L’altra sera ho visto il bellissimo film biografico di Adam McKay Vice – L’uomo nell’ombra, che racconta la storia personale e politica di Dick Cheney – impersonato da un incredibile Christian Bale, ingrassato di 20 chili e in odore di Oscar -, il più giovane Capo di Gabinetto della Casa Bianca, poi Segretario alla Difesa e infine, nel 2000, vicepresidente degli Stati Uniti nell’era di George W. Bush.
Cheney rappresenta il volto nascosto del potere, quello che lavora nell’ombra appunto, in silenzio, facendo della pazienza, della perseveranza e della diplomazia le sue armi migliori. In questo viene spinto e sostenuto costantemente dalla moglie Lynne, se possibile ancora più ambiziosa di lui, ben consapevole di aver bisogno del marito per realizzare i suoi sogni, che le sarebbero altrimenti preclusi in quanto donna.
Il film ci mostra un Cheney padre di famiglia presente e amorevole, anche quando la figlia Mary gli confessa la sua omosessualità, dedito nel tempo libero alla sua grande passione, la pesca (anche qui la pazienza…), e in parallelo profondamente coinvolto negli infernali meccanismi politici che portarono, tra l’altro, l’amministrazione Bush a dichiarare guerra all’Iraq sulla base di dati falsi, contribuendo indirettamente alla nascita dell’Isis e alla normalizzazione della tortura (scherzando, qualcuno ha detto che Cheney potrebbe aver fatto opera di ghostwriting nella serie della Fox Tv 24, che sdogana apertamente la tortura in nome della sicurezza nazionale).

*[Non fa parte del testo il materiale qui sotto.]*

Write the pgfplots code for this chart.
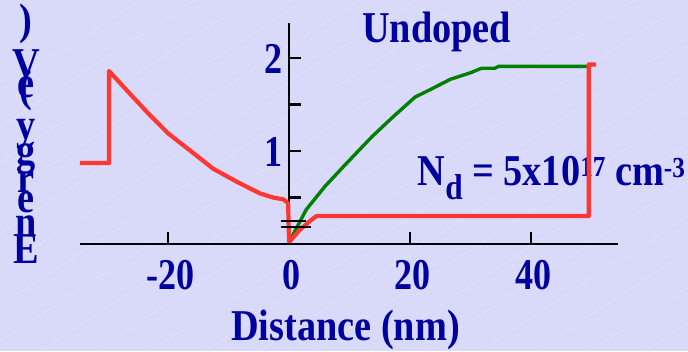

McKay fa uso abbondante di espedienti cinematografici che scardinano il normale flusso del racconto e spiazzano lo spettatore, sorprendendolo perfino dopo i titoli di coda: dialoghi e ritmi serrati, l’uso di un montaggio di tipo concettuale che crea cortocircuiti ora comici ora drammatici, l’uso di una voce fuori campo il cui senso si rivelerà solo alla fine, creano una veste formale assolutamente originale e imprevedibile. Da non perdere.